Anis Matta menegaskan, ketika semua komponen bangsa bersatupun, belum tentu dapat menghadapi krisis berlarut saat ini, apalagi dalam kondisi terpecah belah. “Disinilah kita perlunya kesadaran tentang krisis besar saat ini, karena keretakan besar dari krisis itu akan menimbulkan banyak korban. Kita harus bersatu sebagai bangsa,” katanya.
Sebagai perwakilan umat Islam di Koalisi Indonesia Maju (KIM), Anis Matta saat ini tengah gencar-gencarnya melakukan pendekatan kepada para tokoh dan ulama di berbagai daerah, untuk menyampaikan agenda keumatan yang diperjuangkan Partai Gelora dan pasangan Prabowo Subianto-Gibran Rakabuming Raka.
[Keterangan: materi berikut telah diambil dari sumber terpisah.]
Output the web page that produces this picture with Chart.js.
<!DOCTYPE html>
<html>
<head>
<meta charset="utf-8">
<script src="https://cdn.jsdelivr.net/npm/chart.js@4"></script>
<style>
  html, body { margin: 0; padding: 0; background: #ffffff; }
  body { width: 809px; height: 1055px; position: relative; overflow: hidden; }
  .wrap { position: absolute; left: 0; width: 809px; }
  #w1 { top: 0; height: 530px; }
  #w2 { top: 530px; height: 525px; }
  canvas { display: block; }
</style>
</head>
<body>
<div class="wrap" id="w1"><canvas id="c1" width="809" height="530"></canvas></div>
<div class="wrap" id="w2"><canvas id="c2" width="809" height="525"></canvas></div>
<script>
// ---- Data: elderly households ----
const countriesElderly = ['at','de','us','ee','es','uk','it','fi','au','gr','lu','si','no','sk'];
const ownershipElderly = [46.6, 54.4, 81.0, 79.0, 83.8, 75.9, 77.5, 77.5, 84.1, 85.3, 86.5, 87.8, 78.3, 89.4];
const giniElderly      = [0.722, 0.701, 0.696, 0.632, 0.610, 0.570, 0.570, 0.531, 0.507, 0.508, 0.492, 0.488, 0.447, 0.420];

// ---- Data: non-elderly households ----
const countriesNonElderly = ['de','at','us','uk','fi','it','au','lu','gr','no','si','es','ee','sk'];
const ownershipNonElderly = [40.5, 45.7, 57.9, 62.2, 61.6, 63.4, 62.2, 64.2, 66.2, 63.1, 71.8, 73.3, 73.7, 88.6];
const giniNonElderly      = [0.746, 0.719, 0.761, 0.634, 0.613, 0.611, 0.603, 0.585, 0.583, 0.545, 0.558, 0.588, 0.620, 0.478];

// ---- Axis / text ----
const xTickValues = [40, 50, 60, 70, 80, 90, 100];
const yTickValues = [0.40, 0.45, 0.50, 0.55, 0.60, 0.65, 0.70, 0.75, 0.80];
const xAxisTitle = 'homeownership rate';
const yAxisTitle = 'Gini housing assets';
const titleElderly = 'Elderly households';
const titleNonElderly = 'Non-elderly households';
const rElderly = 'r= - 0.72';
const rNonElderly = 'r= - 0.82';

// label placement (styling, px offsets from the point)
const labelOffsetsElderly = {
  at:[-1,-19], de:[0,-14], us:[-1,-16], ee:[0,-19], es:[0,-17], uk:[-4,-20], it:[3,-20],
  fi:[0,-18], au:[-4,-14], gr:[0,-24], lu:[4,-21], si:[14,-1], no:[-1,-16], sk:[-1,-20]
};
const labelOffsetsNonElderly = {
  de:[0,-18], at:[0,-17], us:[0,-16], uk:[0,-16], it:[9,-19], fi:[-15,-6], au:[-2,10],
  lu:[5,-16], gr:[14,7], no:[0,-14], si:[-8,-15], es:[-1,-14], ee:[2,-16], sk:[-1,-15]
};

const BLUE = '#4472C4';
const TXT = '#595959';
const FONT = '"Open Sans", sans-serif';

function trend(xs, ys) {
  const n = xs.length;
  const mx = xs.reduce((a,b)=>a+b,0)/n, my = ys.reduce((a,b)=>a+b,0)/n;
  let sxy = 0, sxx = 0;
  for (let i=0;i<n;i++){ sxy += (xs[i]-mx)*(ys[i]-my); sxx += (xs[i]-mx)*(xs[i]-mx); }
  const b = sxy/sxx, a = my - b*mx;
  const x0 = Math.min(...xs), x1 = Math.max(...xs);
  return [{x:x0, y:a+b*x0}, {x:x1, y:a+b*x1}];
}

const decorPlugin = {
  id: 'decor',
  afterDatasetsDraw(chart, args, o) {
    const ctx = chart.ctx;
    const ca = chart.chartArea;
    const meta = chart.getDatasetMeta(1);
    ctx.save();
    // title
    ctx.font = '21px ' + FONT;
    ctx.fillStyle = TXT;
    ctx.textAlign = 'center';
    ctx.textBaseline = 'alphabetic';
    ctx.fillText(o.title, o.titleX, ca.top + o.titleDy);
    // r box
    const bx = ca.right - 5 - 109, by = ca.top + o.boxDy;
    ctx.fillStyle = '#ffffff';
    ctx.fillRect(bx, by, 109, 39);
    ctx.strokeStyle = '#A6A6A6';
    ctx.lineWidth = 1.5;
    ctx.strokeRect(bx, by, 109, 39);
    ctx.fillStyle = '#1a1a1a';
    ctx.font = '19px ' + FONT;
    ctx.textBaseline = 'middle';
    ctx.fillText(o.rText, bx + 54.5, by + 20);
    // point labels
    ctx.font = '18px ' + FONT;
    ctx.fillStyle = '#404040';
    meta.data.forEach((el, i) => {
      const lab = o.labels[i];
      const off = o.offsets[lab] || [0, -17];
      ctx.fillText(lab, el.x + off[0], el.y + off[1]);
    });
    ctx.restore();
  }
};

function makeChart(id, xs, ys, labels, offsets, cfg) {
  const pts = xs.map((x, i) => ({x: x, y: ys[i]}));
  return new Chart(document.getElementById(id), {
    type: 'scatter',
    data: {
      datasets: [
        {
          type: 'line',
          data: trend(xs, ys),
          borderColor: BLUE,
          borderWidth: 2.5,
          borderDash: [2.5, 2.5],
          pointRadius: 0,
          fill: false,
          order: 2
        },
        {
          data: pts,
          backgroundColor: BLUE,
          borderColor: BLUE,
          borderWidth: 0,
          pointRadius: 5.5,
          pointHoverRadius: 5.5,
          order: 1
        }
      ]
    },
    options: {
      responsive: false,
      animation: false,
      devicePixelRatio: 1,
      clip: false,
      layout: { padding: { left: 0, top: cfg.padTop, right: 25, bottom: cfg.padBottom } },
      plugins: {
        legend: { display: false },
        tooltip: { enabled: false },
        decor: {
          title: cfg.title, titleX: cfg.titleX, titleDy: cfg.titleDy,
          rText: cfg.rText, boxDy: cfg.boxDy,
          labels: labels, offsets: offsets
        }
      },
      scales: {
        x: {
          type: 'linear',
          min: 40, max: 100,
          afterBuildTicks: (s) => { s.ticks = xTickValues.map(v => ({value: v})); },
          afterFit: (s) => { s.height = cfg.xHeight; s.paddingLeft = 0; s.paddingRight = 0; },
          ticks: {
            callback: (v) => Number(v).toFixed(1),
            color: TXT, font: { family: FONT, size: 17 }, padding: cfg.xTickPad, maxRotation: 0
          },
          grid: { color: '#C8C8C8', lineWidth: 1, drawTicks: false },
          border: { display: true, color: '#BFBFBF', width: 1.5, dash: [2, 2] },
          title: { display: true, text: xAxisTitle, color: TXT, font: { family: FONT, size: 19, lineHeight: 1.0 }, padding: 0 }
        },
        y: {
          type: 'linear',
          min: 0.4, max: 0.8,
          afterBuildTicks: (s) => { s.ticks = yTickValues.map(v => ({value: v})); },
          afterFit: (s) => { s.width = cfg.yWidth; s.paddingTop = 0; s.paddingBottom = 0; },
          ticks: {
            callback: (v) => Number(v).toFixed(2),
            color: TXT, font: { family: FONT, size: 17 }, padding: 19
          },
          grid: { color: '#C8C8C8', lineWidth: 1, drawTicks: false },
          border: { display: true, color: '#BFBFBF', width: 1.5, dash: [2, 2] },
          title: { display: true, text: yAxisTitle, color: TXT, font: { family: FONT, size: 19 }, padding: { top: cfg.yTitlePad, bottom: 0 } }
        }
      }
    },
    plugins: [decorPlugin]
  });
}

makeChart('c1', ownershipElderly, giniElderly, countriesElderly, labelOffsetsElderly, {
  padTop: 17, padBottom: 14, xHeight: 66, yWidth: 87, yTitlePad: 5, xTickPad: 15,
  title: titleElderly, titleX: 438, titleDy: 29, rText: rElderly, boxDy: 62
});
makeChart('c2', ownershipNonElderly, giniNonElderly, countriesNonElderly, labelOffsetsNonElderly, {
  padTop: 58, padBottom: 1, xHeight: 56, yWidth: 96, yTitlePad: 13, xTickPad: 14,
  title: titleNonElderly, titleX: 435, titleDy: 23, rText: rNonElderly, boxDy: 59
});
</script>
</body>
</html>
Anis Matta sudah melakukan dialog dengan tokoh dan ulama di Surabaya (Jawa Timur), Semarang (Jawa Tengah. Di Jawa Barat selain di Bandung, Anis Matta telah berdialog dengan tokoh dan ulama se-Bogor Raya, Kabupaten Bekasi, Karawang dan Purwakarta. “Jadi ketika ayat-ayat Al-Qur’an diterjemahkan ke dalam gerakan politik, kita mesti sadar untuk menyampaikan ayat-ayat itu tidak seperti kita ceramah di mimbar-mimbar masjid, tapi harus kita ubah menjadi cara berpikir, menjadi kebijakan politik dan ekonomi. Ini yang sedang dilakukan oleh Partai Gelora,” katanya.
Yakni seperti mendorong kebijakan kuliah gratis, yang akan menjadi alat pemberdayaan ilmu pengetahuan, karena di dalam Al Qur’an hal itu disebut 750 kali, “Dengan kebijakan kuliah gratis itu, maka setiap orang bisa kuliah gratis. Kalau yang kaya bisa kuliah di luar negeri, tapi kalau yang miskin bisa kuliah gratis. Nah, penduduk miskin di Indonesia paling banyak umat Islam. Itulah cara kita memperjuangkan agenda keumatan,” katanya.
Dengan kuliah gratis, lanjut Anis Matta, akan menjadikan orang lebih berdaya, karena memiliki pengetahuan. Sehingga akan memutus mata rantai kemiskinan, serta memperpendek jurang antara orang kaya dan orang miskin. “Disinilah perlunya kelanjutan dari rekonsiliasi yang telah dilakukan Pak Jokowi dan Pak Prabowo. Intinya peristiwa rekonsiliasi itu, menjaga stabilitas kita semua. Semua bersatu menghadapi krisis yang sedang terjadi, sehingga berbagai program yang direncanakan bisa berjalan,” katanya.
Untuk menjaga stabilitas ini, Anis Matta telah mengusulkan kepada Presiden Jokowi agar membentuk koalisi besar.
Namun, disayangkan Partai Nasdem dan PKB keluar dari koalisi mengusung pasangan Anies Baswedan-Muhaimin Iskandar, sementara PDIP juga keluar dengan mengusung pasangan Ganjar Pranowo-Mahfud MD. “Jadi kita usulkan ke Pak Jokowi, yang tersisa itu tetap bersatu, dan akhirnya disepakati pasangan Prabowo-Gibran sebagai kelanjutan dari rekonsiliasi tersebut,” pungkasnya.